> _Data supplied_
▼
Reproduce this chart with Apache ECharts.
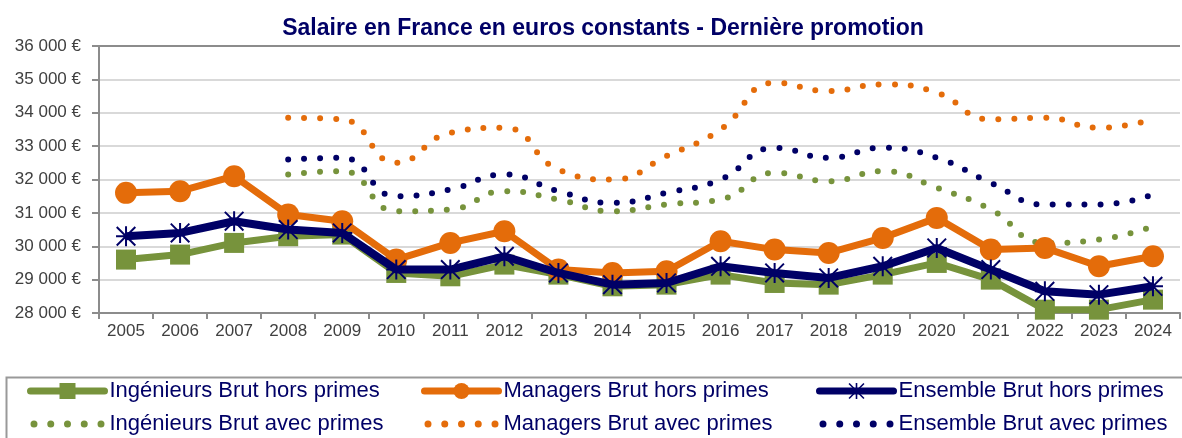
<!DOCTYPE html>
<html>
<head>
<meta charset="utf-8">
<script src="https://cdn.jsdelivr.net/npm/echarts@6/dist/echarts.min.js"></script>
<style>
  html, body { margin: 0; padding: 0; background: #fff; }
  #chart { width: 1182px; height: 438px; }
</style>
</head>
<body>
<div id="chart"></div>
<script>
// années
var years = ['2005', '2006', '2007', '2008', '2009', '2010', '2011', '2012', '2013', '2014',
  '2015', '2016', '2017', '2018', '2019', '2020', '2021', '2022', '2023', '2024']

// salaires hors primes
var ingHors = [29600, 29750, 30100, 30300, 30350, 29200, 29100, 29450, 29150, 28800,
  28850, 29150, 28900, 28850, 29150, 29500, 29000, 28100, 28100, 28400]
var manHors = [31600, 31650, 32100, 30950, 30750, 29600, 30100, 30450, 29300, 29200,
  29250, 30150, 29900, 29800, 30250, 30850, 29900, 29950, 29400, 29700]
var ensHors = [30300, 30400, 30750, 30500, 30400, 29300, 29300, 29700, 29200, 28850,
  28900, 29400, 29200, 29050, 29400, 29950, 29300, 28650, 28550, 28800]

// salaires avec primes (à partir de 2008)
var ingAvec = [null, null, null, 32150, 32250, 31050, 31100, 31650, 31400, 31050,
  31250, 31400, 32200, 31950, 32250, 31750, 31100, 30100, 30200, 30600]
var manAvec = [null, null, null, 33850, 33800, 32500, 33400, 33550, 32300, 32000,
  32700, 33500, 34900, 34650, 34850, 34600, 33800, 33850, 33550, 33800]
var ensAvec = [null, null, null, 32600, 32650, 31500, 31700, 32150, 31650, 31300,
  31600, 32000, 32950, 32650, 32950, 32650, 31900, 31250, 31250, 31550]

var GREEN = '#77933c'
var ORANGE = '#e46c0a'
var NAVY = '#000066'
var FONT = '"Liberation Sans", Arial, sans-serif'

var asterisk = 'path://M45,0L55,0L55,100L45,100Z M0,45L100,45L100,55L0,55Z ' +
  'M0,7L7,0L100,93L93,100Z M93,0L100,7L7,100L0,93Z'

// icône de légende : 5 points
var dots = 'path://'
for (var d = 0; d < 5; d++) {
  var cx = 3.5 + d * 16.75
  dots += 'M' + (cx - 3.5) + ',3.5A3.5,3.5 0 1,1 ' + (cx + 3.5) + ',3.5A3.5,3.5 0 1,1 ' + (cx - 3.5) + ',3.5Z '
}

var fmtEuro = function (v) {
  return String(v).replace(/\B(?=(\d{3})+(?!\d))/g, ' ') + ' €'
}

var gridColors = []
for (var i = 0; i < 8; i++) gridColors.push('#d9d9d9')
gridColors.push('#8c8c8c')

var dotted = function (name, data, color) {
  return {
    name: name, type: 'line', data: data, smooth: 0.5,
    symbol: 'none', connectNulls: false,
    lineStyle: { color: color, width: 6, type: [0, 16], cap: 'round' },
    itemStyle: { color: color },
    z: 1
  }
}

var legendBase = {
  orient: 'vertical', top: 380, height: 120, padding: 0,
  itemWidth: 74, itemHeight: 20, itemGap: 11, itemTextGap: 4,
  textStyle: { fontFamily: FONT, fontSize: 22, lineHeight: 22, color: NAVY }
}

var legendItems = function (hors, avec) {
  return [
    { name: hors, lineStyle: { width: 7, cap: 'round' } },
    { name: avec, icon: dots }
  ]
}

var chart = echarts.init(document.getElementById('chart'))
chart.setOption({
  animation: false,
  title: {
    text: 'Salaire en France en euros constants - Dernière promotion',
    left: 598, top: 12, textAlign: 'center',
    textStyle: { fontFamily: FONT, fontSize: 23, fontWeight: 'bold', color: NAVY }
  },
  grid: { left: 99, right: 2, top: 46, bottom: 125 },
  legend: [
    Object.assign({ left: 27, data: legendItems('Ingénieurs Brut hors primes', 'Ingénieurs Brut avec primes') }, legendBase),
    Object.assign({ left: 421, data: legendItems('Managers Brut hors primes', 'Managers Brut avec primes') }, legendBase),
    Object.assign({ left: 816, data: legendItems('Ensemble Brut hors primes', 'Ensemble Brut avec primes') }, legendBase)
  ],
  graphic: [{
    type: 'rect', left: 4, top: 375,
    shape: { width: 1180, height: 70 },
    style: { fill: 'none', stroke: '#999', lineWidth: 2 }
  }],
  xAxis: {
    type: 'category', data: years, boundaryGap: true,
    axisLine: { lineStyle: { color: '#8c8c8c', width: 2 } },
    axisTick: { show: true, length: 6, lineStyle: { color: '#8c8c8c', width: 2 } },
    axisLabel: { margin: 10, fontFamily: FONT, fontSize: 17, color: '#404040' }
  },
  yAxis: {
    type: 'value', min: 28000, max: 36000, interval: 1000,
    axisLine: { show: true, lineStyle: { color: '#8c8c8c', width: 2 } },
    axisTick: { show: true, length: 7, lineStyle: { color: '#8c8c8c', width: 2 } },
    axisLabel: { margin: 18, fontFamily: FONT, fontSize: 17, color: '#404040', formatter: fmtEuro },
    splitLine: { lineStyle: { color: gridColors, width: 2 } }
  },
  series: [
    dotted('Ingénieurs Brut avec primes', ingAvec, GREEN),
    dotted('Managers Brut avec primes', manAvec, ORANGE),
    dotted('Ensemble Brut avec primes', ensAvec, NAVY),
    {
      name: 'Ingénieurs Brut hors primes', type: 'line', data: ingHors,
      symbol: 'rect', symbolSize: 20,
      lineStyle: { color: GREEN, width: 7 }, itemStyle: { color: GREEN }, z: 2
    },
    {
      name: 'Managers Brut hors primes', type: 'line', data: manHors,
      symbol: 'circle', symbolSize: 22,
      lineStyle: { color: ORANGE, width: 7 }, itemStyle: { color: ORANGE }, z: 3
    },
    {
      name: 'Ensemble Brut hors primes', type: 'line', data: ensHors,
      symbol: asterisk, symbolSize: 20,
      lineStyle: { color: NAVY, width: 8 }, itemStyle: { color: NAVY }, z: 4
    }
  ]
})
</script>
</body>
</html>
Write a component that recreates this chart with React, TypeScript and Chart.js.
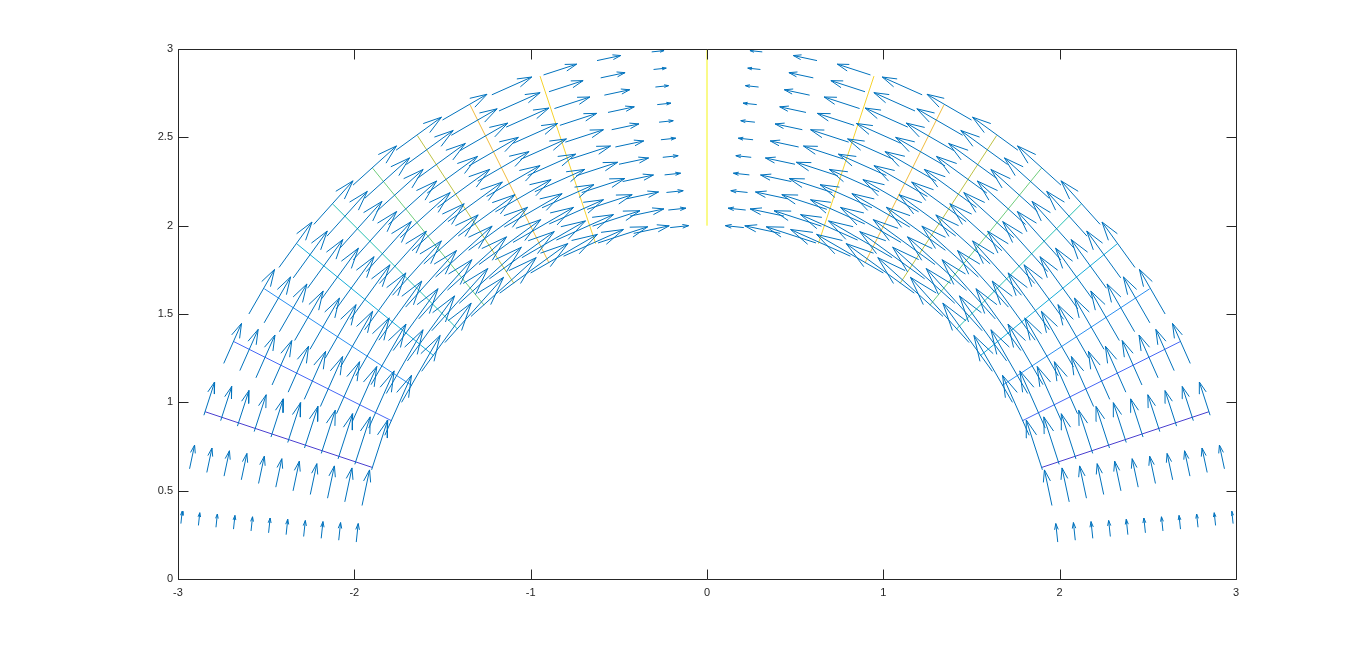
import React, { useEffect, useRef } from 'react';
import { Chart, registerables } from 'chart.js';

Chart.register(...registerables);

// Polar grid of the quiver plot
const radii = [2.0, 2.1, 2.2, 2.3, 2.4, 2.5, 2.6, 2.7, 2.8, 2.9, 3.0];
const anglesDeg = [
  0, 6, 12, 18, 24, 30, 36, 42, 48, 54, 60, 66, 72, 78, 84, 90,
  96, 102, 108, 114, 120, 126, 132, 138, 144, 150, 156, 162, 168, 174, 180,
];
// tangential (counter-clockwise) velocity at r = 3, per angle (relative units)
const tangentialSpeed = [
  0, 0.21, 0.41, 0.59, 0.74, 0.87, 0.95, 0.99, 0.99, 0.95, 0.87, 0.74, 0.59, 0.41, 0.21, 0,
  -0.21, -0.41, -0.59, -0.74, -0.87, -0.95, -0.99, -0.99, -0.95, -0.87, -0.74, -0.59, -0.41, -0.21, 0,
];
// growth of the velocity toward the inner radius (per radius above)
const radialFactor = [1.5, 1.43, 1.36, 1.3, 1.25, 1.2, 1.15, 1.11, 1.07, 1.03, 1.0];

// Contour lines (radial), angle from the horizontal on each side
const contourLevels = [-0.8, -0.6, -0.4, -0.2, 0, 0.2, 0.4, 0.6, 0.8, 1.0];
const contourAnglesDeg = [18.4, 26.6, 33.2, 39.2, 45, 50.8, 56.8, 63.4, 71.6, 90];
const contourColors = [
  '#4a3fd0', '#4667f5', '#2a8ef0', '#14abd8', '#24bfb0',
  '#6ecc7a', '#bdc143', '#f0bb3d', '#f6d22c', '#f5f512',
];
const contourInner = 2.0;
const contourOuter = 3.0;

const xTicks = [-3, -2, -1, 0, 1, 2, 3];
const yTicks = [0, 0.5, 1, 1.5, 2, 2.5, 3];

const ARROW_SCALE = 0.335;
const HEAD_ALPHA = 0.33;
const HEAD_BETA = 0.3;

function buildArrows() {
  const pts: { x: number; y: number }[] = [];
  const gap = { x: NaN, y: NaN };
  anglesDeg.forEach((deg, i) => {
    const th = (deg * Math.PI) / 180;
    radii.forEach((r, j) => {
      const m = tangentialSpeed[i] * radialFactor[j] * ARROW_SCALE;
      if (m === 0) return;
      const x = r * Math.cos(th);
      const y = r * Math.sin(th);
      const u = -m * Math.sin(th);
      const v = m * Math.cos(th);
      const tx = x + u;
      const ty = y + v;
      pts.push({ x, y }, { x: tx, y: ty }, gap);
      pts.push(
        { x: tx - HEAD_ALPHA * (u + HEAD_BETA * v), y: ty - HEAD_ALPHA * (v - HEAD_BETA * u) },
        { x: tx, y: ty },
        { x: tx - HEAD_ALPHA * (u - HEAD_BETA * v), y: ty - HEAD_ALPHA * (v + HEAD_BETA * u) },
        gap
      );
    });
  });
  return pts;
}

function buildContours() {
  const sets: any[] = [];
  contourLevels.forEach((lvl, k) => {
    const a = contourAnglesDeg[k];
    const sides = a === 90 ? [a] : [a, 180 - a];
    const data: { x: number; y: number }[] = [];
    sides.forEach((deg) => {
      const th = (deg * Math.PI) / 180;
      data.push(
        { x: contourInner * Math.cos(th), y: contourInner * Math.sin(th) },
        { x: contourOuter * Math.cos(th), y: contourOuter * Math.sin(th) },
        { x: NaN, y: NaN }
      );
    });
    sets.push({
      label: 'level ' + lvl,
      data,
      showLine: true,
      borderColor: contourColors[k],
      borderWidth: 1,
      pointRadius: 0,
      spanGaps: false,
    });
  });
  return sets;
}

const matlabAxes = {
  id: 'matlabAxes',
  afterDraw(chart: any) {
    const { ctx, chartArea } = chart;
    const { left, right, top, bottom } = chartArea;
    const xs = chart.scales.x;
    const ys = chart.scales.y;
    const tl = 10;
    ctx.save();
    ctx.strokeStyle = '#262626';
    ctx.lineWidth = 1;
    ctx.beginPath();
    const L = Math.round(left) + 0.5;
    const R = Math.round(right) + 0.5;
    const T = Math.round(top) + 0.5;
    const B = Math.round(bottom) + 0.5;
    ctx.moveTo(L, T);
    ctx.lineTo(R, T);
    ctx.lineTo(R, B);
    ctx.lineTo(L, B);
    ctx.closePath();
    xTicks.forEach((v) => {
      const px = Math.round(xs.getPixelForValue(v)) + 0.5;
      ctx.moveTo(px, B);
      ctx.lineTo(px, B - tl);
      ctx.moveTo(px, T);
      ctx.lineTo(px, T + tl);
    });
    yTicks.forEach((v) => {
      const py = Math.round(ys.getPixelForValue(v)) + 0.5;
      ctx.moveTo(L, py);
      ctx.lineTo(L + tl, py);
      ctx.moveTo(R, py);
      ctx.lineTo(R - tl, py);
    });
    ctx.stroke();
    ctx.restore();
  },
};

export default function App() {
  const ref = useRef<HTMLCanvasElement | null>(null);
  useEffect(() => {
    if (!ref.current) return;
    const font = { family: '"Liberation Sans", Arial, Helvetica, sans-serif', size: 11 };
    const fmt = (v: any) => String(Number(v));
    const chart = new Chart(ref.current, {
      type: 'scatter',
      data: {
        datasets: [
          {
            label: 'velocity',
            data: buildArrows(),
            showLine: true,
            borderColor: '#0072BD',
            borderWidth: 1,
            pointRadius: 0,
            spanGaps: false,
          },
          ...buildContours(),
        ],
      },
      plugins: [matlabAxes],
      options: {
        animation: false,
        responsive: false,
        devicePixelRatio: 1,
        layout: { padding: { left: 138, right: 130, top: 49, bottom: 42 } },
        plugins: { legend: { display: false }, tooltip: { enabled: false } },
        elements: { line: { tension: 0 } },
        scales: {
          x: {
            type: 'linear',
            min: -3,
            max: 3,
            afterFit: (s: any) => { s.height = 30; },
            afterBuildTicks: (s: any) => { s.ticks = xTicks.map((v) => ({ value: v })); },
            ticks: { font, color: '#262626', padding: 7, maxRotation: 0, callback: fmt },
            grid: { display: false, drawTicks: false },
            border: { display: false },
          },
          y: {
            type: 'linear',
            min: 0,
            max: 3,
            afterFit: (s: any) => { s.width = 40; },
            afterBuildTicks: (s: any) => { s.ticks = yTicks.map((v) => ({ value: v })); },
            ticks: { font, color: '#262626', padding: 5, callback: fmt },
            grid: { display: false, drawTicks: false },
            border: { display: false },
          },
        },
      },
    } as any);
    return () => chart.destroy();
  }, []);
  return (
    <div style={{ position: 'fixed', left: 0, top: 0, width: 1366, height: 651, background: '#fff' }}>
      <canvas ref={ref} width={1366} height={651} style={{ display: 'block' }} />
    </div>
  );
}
▲
> _The request_
Choose all lines containing the string "with" and copy them out.

> _Written reply_
Reproduce this chart with Apache ECharts.
Write a component that recreates this chart with React, TypeScript and Chart.js.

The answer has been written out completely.